> Set task: Transcribe all of the material below word for word and leave out its pictures.

> Information supplied:
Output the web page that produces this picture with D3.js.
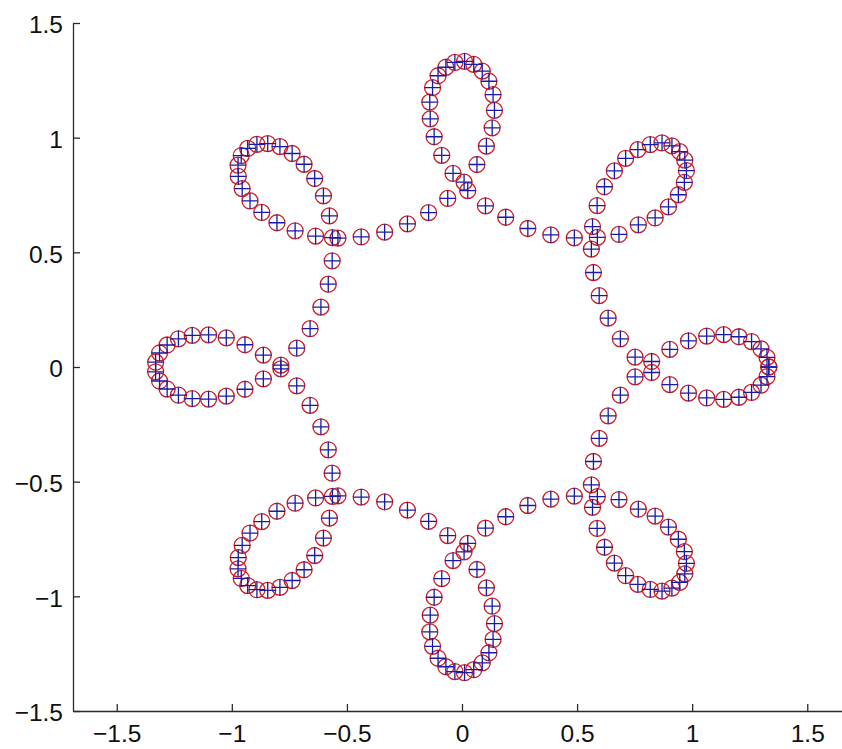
<!DOCTYPE html>
<html>
<head>
<meta charset="utf-8">
<script src="https://cdn.jsdelivr.net/npm/d3@7/dist/d3.min.js"></script>
<style>
  html, body { margin: 0; padding: 0; background: #ffffff; }
  svg { display: block; }
  .axis text { font-family: "Liberation Sans", Arial, Helvetica, sans-serif; font-size: 24.5px; fill: #111; }
  .axis path, .axis line { stroke: #2a2a2a; stroke-width: 1.3px; }
</style>
</head>
<body>
<svg id="chart" width="842" height="749"></svg>
<script>
// Sampled points of the eight-lobed curve (200 samples, first and last coincide)
const xs = [
  1.333, 1.325, 1.299, 1.258, 1.203, 1.137, 1.063, 0.984, 0.903, 0.824,
  0.752, 0.688, 0.635, 0.596, 0.571, 0.562, 0.567, 0.587, 0.619, 0.662,
  0.711, 0.764, 0.818, 0.869, 0.912, 0.946, 0.968, 0.975, 0.966, 0.940,
  0.897, 0.839, 0.766, 0.682, 0.588, 0.488, 0.386, 0.286, 0.190, 0.102,
  0.025, -0.039, -0.088, -0.121, -0.138, -0.140, -0.128, -0.104, -0.070, -0.031,
  0.011, 0.051, 0.088, 0.117, 0.135, 0.141, 0.131, 0.106, 0.065, 0.009,
  -0.062, -0.145, -0.237, -0.336, -0.438, -0.539, -0.636, -0.725, -0.804, -0.870,
  -0.921, -0.955, -0.972, -0.973, -0.959, -0.931, -0.891, -0.844, -0.791, -0.738,
  -0.686, -0.640, -0.602, -0.576, -0.563, -0.564, -0.581, -0.613, -0.660, -0.718,
  -0.787, -0.863, -0.943, -1.024, -1.101, -1.172, -1.232, -1.281, -1.314, -1.331,
  -1.331, -1.314, -1.281, -1.232, -1.172, -1.101, -1.024, -0.943, -0.863, -0.787,
  -0.718, -0.660, -0.613, -0.581, -0.564, -0.563, -0.576, -0.602, -0.640, -0.686,
  -0.738, -0.791, -0.844, -0.891, -0.931, -0.959, -0.973, -0.972, -0.955, -0.921,
  -0.870, -0.804, -0.725, -0.636, -0.539, -0.438, -0.336, -0.237, -0.145, -0.062,
  0.009, 0.065, 0.106, 0.131, 0.141, 0.135, 0.117, 0.088, 0.051, 0.011,
  -0.031, -0.070, -0.104, -0.128, -0.140, -0.138, -0.121, -0.088, -0.039, 0.025,
  0.102, 0.190, 0.286, 0.386, 0.488, 0.588, 0.682, 0.766, 0.839, 0.897,
  0.940, 0.966, 0.975, 0.968, 0.946, 0.912, 0.869, 0.818, 0.764, 0.711,
  0.662, 0.619, 0.587, 0.567, 0.562, 0.571, 0.596, 0.635, 0.688, 0.752,
  0.824, 0.903, 0.984, 1.063, 1.137, 1.203, 1.258, 1.299, 1.325, 1.333
];
const ys = [
  0.000, -0.042, -0.079, -0.111, -0.132, -0.141, -0.135, -0.114, -0.077, -0.024,
  0.043, 0.123, 0.213, 0.311, 0.412, 0.514, 0.612, 0.704, 0.786, 0.855,
  0.910, 0.948, 0.970, 0.977, 0.964, 0.939, 0.902, 0.856, 0.805, 0.751,
  0.698, 0.650, 0.620, 0.578, 0.565, 0.563, 0.576, 0.604, 0.653, 0.703,
  0.769, 0.844, 0.923, 1.004, 1.082, 1.155, 1.218, 1.270, 1.307, 1.328,
  1.333, 1.320, 1.290, 1.246, 1.188, 1.119, 1.043, 0.963, 0.883, 0.806,
  0.735, 0.673, 0.624, 0.588, 0.567, 0.562, 0.571, 0.594, 0.629, 0.674,
  0.724, 0.778, 0.831, 0.880, 0.922, 0.953, 0.971, 0.974, 0.961, 0.931,
  0.884, 0.822, 0.746, 0.659, 0.564, 0.463, 0.361, 0.261, 0.167, 0.082,
  0.008, -0.052, -0.097, -0.127, -0.140, -0.138, -0.123, -0.096, -0.061, -0.021,
  0.021, 0.061, 0.096, 0.123, 0.138, 0.140, 0.127, 0.097, 0.052, -0.008,
  -0.082, -0.167, -0.261, -0.361, -0.463, -0.564, -0.659, -0.746, -0.822, -0.884,
  -0.931, -0.961, -0.974, -0.971, -0.953, -0.922, -0.880, -0.831, -0.778, -0.724,
  -0.674, -0.629, -0.594, -0.571, -0.562, -0.567, -0.588, -0.624, -0.673, -0.735,
  -0.806, -0.883, -0.963, -1.043, -1.119, -1.188, -1.246, -1.290, -1.320, -1.333,
  -1.328, -1.307, -1.270, -1.218, -1.155, -1.082, -1.004, -0.923, -0.844, -0.769,
  -0.703, -0.653, -0.604, -0.576, -0.563, -0.565, -0.578, -0.620, -0.650, -0.698,
  -0.751, -0.805, -0.856, -0.902, -0.939, -0.964, -0.977, -0.970, -0.948, -0.910,
  -0.855, -0.786, -0.704, -0.612, -0.514, -0.412, -0.311, -0.213, -0.123, -0.043,
  0.024, 0.077, 0.114, 0.135, 0.141, 0.132, 0.111, 0.079, 0.042, 0.000
];

// Axis ticks and their labels
const xTicks = [-1.5, -1, -0.5, 0, 0.5, 1, 1.5];
const xTickLabels = ["\u22121.5", "\u22121", "\u22120.5", "0", "0.5", "1", "1.5"];
const yTicks = [-1.5, -1, -0.5, 0, 0.5, 1, 1.5];
const yTickLabels = ["\u22121.5", "\u22121", "\u22120.5", "0", "0.5", "1", "1.5"];

const points = xs.map((x, i) => ({ x: x, y: ys[i] }));

const svg = d3.select("#chart");

// Equal-aspect data box; the right end of the x range runs past the page edge
const x = d3.scaleLinear().domain([-1.69, 1.69]).range([73, 851]);
const y = d3.scaleLinear().domain([-1.5, 1.5]).range([711, 23]);

// Markers: red rings with a blue plus on top
const markerR = 8;

svg.append("g")
  .selectAll("circle")
  .data(points)
  .join("circle")
  .attr("cx", d => x(d.x))
  .attr("cy", d => y(d.y))
  .attr("r", markerR)
  .attr("fill", "none")
  .attr("stroke", "#c8202a")
  .attr("stroke-width", 1.3);

svg.append("g")
  .selectAll("path")
  .data(points)
  .join("path")
  .attr("d", d => {
    const cx = x(d.x), cy = y(d.y);
    return `M${cx - markerR},${cy}H${cx + markerR}M${cx},${cy - markerR}V${cy + markerR}`;
  })
  .attr("fill", "none")
  .attr("stroke", "#1a1aa8")
  .attr("stroke-width", 1.3);

// Axes with inward ticks
const xAxis = d3.axisBottom(x)
  .tickValues(xTicks)
  .tickFormat((d, i) => xTickLabels[i])
  .tickSizeInner(-7)
  .tickSizeOuter(0)
  .tickPadding(14);

const yAxis = d3.axisLeft(y)
  .tickValues(yTicks)
  .tickFormat((d, i) => yTickLabels[i])
  .tickSizeInner(-7)
  .tickSizeOuter(0)
  .tickPadding(10);

svg.append("g")
  .attr("class", "axis")
  .attr("transform", "translate(0,711)")
  .call(xAxis);

svg.append("g")
  .attr("class", "axis")
  .attr("transform", "translate(73,0)")
  .call(yAxis)
  .selectAll("text")
  .attr("dy", "0.4em");
</script>
</body>
</html>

> Answer to the exercise:
Output the web page that produces this picture with D3.js.
<!DOCTYPE html>
<html>
<head>
<meta charset="utf-8">
<script src="https://cdn.jsdelivr.net/npm/d3@7/dist/d3.min.js"></script>
<style>
  html, body { margin: 0; padding: 0; background: #ffffff; }
  svg { display: block; }
  .axis text { font-family: "Liberation Sans", Arial, Helvetica, sans-serif; font-size: 24.5px; fill: #111; }
  .axis path, .axis line { stroke: #2a2a2a; stroke-width: 1.3px; }
</style>
</head>
<body>
<svg id="chart" width="842" height="749"></svg>
<script>
// Sampled points of the eight-lobed curve (200 samples, first and last coincide)
const xs = [
  1.333, 1.325, 1.299, 1.258, 1.203, 1.137, 1.063, 0.984, 0.903, 0.824,
  0.752, 0.688, 0.635, 0.596, 0.571, 0.562, 0.567, 0.587, 0.619, 0.662,
  0.711, 0.764, 0.818, 0.869, 0.912, 0.946, 0.968, 0.975, 0.966, 0.940,
  0.897, 0.839, 0.766, 0.682, 0.588, 0.488, 0.386, 0.286, 0.190, 0.102,
  0.025, -0.039, -0.088, -0.121, -0.138, -0.140, -0.128, -0.104, -0.070, -0.031,
  0.011, 0.051, 0.088, 0.117, 0.135, 0.141, 0.131, 0.106, 0.065, 0.009,
  -0.062, -0.145, -0.237, -0.336, -0.438, -0.539, -0.636, -0.725, -0.804, -0.870,
  -0.921, -0.955, -0.972, -0.973, -0.959, -0.931, -0.891, -0.844, -0.791, -0.738,
  -0.686, -0.640, -0.602, -0.576, -0.563, -0.564, -0.581, -0.613, -0.660, -0.718,
  -0.787, -0.863, -0.943, -1.024, -1.101, -1.172, -1.232, -1.281, -1.314, -1.331,
  -1.331, -1.314, -1.281, -1.232, -1.172, -1.101, -1.024, -0.943, -0.863, -0.787,
  -0.718, -0.660, -0.613, -0.581, -0.564, -0.563, -0.576, -0.602, -0.640, -0.686,
  -0.738, -0.791, -0.844, -0.891, -0.931, -0.959, -0.973, -0.972, -0.955, -0.921,
  -0.870, -0.804, -0.725, -0.636, -0.539, -0.438, -0.336, -0.237, -0.145, -0.062,
  0.009, 0.065, 0.106, 0.131, 0.141, 0.135, 0.117, 0.088, 0.051, 0.011,
  -0.031, -0.070, -0.104, -0.128, -0.140, -0.138, -0.121, -0.088, -0.039, 0.025,
  0.102, 0.190, 0.286, 0.386, 0.488, 0.588, 0.682, 0.766, 0.839, 0.897,
  0.940, 0.966, 0.975, 0.968, 0.946, 0.912, 0.869, 0.818, 0.764, 0.711,
  0.662, 0.619, 0.587, 0.567, 0.562, 0.571, 0.596, 0.635, 0.688, 0.752,
  0.824, 0.903, 0.984, 1.063, 1.137, 1.203, 1.258, 1.299, 1.325, 1.333
];
const ys = [
  0.000, -0.042, -0.079, -0.111, -0.132, -0.141, -0.135, -0.114, -0.077, -0.024,
  0.043, 0.123, 0.213, 0.311, 0.412, 0.514, 0.612, 0.704, 0.786, 0.855,
  0.910, 0.948, 0.970, 0.977, 0.964, 0.939, 0.902, 0.856, 0.805, 0.751,
  0.698, 0.650, 0.620, 0.578, 0.565, 0.563, 0.576, 0.604, 0.653, 0.703,
  0.769, 0.844, 0.923, 1.004, 1.082, 1.155, 1.218, 1.270, 1.307, 1.328,
  1.333, 1.320, 1.290, 1.246, 1.188, 1.119, 1.043, 0.963, 0.883, 0.806,
  0.735, 0.673, 0.624, 0.588, 0.567, 0.562, 0.571, 0.594, 0.629, 0.674,
  0.724, 0.778, 0.831, 0.880, 0.922, 0.953, 0.971, 0.974, 0.961, 0.931,
  0.884, 0.822, 0.746, 0.659, 0.564, 0.463, 0.361, 0.261, 0.167, 0.082,
  0.008, -0.052, -0.097, -0.127, -0.140, -0.138, -0.123, -0.096, -0.061, -0.021,
  0.021, 0.061, 0.096, 0.123, 0.138, 0.140, 0.127, 0.097, 0.052, -0.008,
  -0.082, -0.167, -0.261, -0.361, -0.463, -0.564, -0.659, -0.746, -0.822, -0.884,
  -0.931, -0.961, -0.974, -0.971, -0.953, -0.922, -0.880, -0.831, -0.778, -0.724,
  -0.674, -0.629, -0.594, -0.571, -0.562, -0.567, -0.588, -0.624, -0.673, -0.735,
  -0.806, -0.883, -0.963, -1.043, -1.119, -1.188, -1.246, -1.290, -1.320, -1.333,
  -1.328, -1.307, -1.270, -1.218, -1.155, -1.082, -1.004, -0.923, -0.844, -0.769,
  -0.703, -0.653, -0.604, -0.576, -0.563, -0.565, -0.578, -0.620, -0.650, -0.698,
  -0.751, -0.805, -0.856, -0.902, -0.939, -0.964, -0.977, -0.970, -0.948, -0.910,
  -0.855, -0.786, -0.704, -0.612, -0.514, -0.412, -0.311, -0.213, -0.123, -0.043,
  0.024, 0.077, 0.114, 0.135, 0.141, 0.132, 0.111, 0.079, 0.042, 0.000
];

// Axis ticks and their labels
const xTicks = [-1.5, -1, -0.5, 0, 0.5, 1, 1.5];
const xTickLabels = ["\u22121.5", "\u22121", "\u22120.5", "0", "0.5", "1", "1.5"];
const yTicks = [-1.5, -1, -0.5, 0, 0.5, 1, 1.5];
const yTickLabels = ["\u22121.5", "\u22121", "\u22120.5", "0", "0.5", "1", "1.5"];

const points = xs.map((x, i) => ({ x: x, y: ys[i] }));

const svg = d3.select("#chart");

// Equal-aspect data box; the right end of the x range runs past the page edge
const x = d3.scaleLinear().domain([-1.69, 1.69]).range([73, 851]);
const y = d3.scaleLinear().domain([-1.5, 1.5]).range([711, 23]);

// Markers: red rings with a blue plus on top
const markerR = 8;

svg.append("g")
  .selectAll("circle")
  .data(points)
  .join("circle")
  .attr("cx", d => x(d.x))
  .attr("cy", d => y(d.y))
  .attr("r", markerR)
  .attr("fill", "none")
  .attr("stroke", "#c8202a")
  .attr("stroke-width", 1.3);

svg.append("g")
  .selectAll("path")
  .data(points)
  .join("path")
  .attr("d", d => {
    const cx = x(d.x), cy = y(d.y);
    return `M${cx - markerR},${cy}H${cx + markerR}M${cx},${cy - markerR}V${cy + markerR}`;
  })
  .attr("fill", "none")
  .attr("stroke", "#1a1aa8")
  .attr("stroke-width", 1.3);

// Axes with inward ticks
const xAxis = d3.axisBottom(x)
  .tickValues(xTicks)
  .tickFormat((d, i) => xTickLabels[i])
  .tickSizeInner(-7)
  .tickSizeOuter(0)
  .tickPadding(14);

const yAxis = d3.axisLeft(y)
  .tickValues(yTicks)
  .tickFormat((d, i) => yTickLabels[i])
  .tickSizeInner(-7)
  .tickSizeOuter(0)
  .tickPadding(10);

svg.append("g")
  .attr("class", "axis")
  .attr("transform", "translate(0,711)")
  .call(xAxis);

svg.append("g")
  .attr("class", "axis")
  .attr("transform", "translate(73,0)")
  .call(yAxis)
  .selectAll("text")
  .attr("dy", "0.4em");
</script>
</body>
</html>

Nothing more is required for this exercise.